Quais são as implicações da crise política?

A primeira consequência é em políticas, especialmente o plano de austeridade. Sem aprovação do Congresso, os planos são comprometidos. Outro impacto é pelo mercado financeiro, e já vemos uma alta maior do dólar frente ao real. Revimos nossa projeção para o fim do ano de R$ 2,85 para R$ 3,20. Globalmente o dólar está muito forte, mas no Brasil o aumento é maior. E a terceira questão é a confiança de investidores e consumidores. O contexto que vivemos hoje é resultado dos erros do primeiro mandato de Dilma e até dos de Lula, mas naquela época a China crescia muito, e os preços de commodities subiam.

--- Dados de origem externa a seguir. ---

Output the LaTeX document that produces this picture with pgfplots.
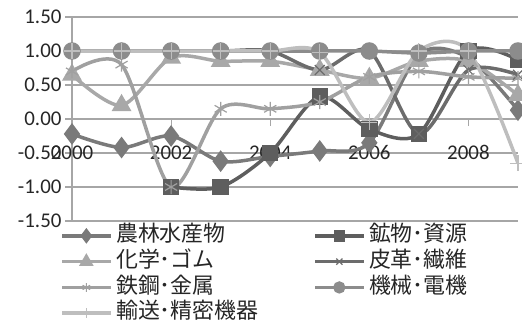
\documentclass[border=0pt]{standalone}
\usepackage{pgfplots}
\pgfplotsset{compat=1.18}
\usepackage{fontspec}
\setmainfont{Carlito}
\newfontfamily\jp{Noto Sans CJK JP}
\definecolor{cA}{HTML}{7A7A7A}
\definecolor{cB}{HTML}{5E5E5E}
\definecolor{cC}{HTML}{A8A8A8}
\definecolor{cD}{HTML}{6C6C6C}
\definecolor{cE}{HTML}{A0A0A0}
\definecolor{cF}{HTML}{8C8C8C}
\definecolor{cG}{HTML}{BEBEBE}
\definecolor{gridc}{HTML}{A6A6A6}
\definecolor{txt}{HTML}{262626}
\begin{document}
\begin{tikzpicture}
\begin{axis}[
  at={(0,0)}, anchor=south west,
  scale only axis, width=446bp, height=204bp,
  xmin=2000, xmax=2009, ymin=-1.5, ymax=1.5,
  separate axis lines,
  axis x line=middle, axis y line=left,
  axis line style={gridc, line width=1.2bp, -},
  hide obscured x ticks=false, hide obscured y ticks=false,
  xtick={2000,2002,2004,2006,2008},
  ytick={-1.5,-1,-0.5,0,0.5,1,1.5},
  ymajorgrids, grid style={gridc, line width=1.2bp},
  major tick length=7bp,
  tick style={gridc, line width=1.2bp},
  xtick align=outside, ytick align=outside,
  xticklabel style={yshift=-16bp},
  x tick label style={/pgf/number format/.cd, set thousands separator={}},
  y tick label style={/pgf/number format/.cd, fixed, fixed zerofill, precision=2},
  /pgf/number format/assume math mode=true,
  ticklabel style={font=\fontsize{21}{24}\selectfont, text=txt},
  every axis plot/.append style={smooth, tension=0.5, line width=3.5bp, mark size=7bp},
  legend columns=2,
  legend cell align=left,
  legend style={draw=none, fill=none, at={(-0.026,-0.01)}, anchor=north west,
    font=\fontsize{22}{24}\jp, text=txt, inner sep=0pt, row sep=0.6bp,
    nodes={inner xsep=2bp, inner ysep=1.85bp, text height=16.5bp, text depth=5bp},
    /tikz/every odd column/.append style={column sep=2bp},
    /tikz/every even column/.append style={column sep=53bp}},
  legend image code/.code={\draw[mark repeat=2, mark phase=2] plot coordinates {(0bp,0bp) (24bp,0bp) (48bp,0bp)};},
  legend image post style={/tikz/every mark/.append style={scale=0.62}},
]
\addplot[cA, mark=diamond*, mark options={solid, fill=cA}, mark size=8bp] coordinates {
(2000,-0.22) (2001,-0.42) (2002,-0.25) (2003,-0.62) (2004,-0.55) (2005,-0.47) (2006,-0.35) (2007,0.95) (2008,0.9) (2009,0.13)};
\addlegendentry{農林水産物}
\addplot[cB, mark=square*, mark options={solid, fill=cB}, mark size=6.5bp] coordinates {
(2002,-1.0) (2003,-1.0) (2004,-0.5) (2005,0.33) (2006,-0.15) (2007,-0.22) (2008,1.0) (2009,0.87)};
\addlegendentry{鉱物･資源}
\addplot[cC, mark=triangle*, mark options={solid, fill=cC}, mark size=8bp] coordinates {
(2000,0.65) (2001,0.2) (2002,0.9) (2003,0.85) (2004,0.85) (2005,0.72) (2006,0.6) (2007,0.85) (2008,0.85) (2009,0.35)};
\addlegendentry{化学･ゴム}
\addplot[cD, mark=x, mark options={solid, line width=1.2bp}] coordinates {
(2000,1.0) (2001,1.0) (2002,1.0) (2003,1.0) (2004,1.0) (2005,0.72) (2006,1.0) (2007,-0.22) (2008,0.72) (2009,0.65)};
\addlegendentry{皮革･繊維}
\addplot[cE, mark=asterisk, mark options={solid, line width=1.2bp}] coordinates {
(2000,0.7) (2001,0.8) (2002,-1.0) (2003,0.15) (2004,0.15) (2005,0.25) (2006,0.62) (2007,0.7) (2008,0.62) (2009,0.6)};
\addlegendentry{鉄鋼･金属}
\addplot[cF, mark=*, mark options={solid, fill=cF}] coordinates {
(2000,1.0) (2001,1.0) (2002,1.0) (2003,1.0) (2004,1.0) (2005,1.0) (2006,1.0) (2007,0.97) (2008,1.0) (2009,1.0)};
\addlegendentry{機械･電機}
\addplot[cG, mark=+, mark options={solid, line width=1.2bp}, mark size=8bp] coordinates {
(2000,1.0) (2001,1.0) (2002,1.0) (2003,1.0) (2004,1.0) (2005,0.98) (2006,-0.05) (2007,1.0) (2008,1.0) (2009,-0.65)};
\addlegendentry{輸送･精密機器}
\end{axis}
\pgfresetboundingbox
\useasboundingbox (-72bp,-100bp) rectangle (450bp,221bp);
\end{tikzpicture}
\end{document}
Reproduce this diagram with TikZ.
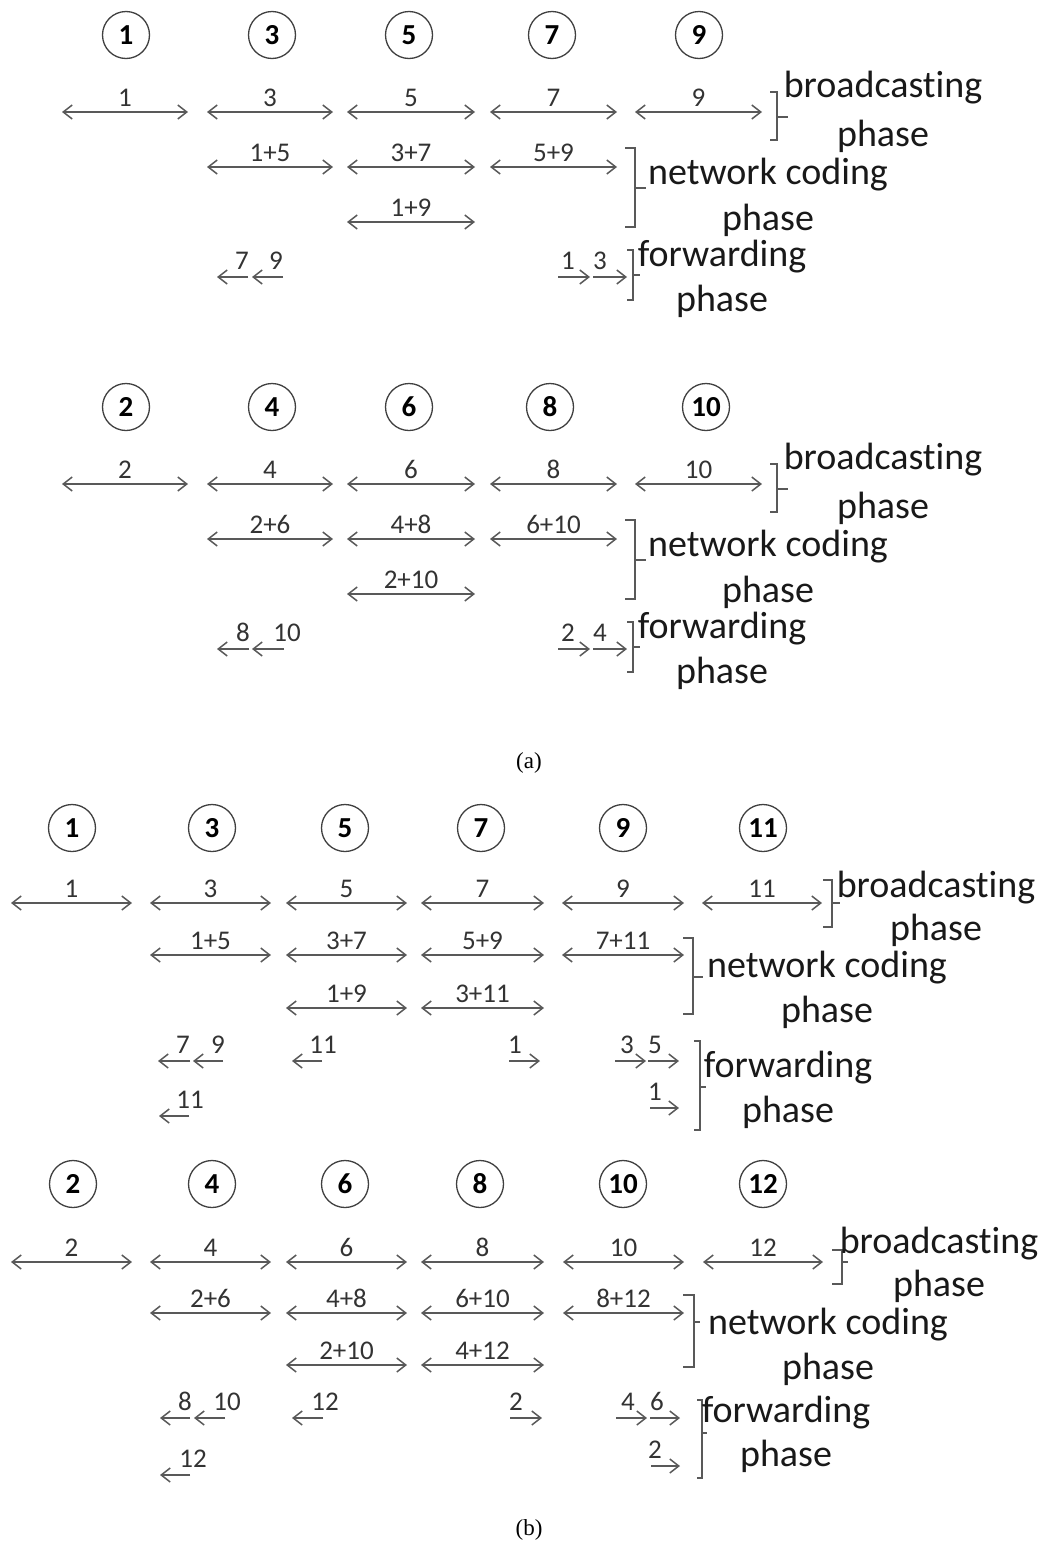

O ajuste fiscal será afetado?

O Congresso já vetou a correção da tabela do Imposto de Renda: é uma amostra do que vem por aí. Mais do que o ajuste fiscal, a questão é saber o que vai puxar o crescimento da economia nos próximos anos. É preciso mais poupança e mais investimentos. Para isso, são necessárias reformas, que não vejo como possam ocorrer.

A crise é uma ameaça?

A crise política é a maior ameaça agora. É preciso um ajuste fiscal e aumentar produtividade. Isso exige confiança. Havia muita gente na rua, isso afeta a confiança do investidor.

Os protestos podem levar a reformas?

Os políticos estão divididos. Mesmo que o governo seja tocado, qualquer reforma depende do Congresso. Não é só uma questão do Executivo, é todo o ambiente político.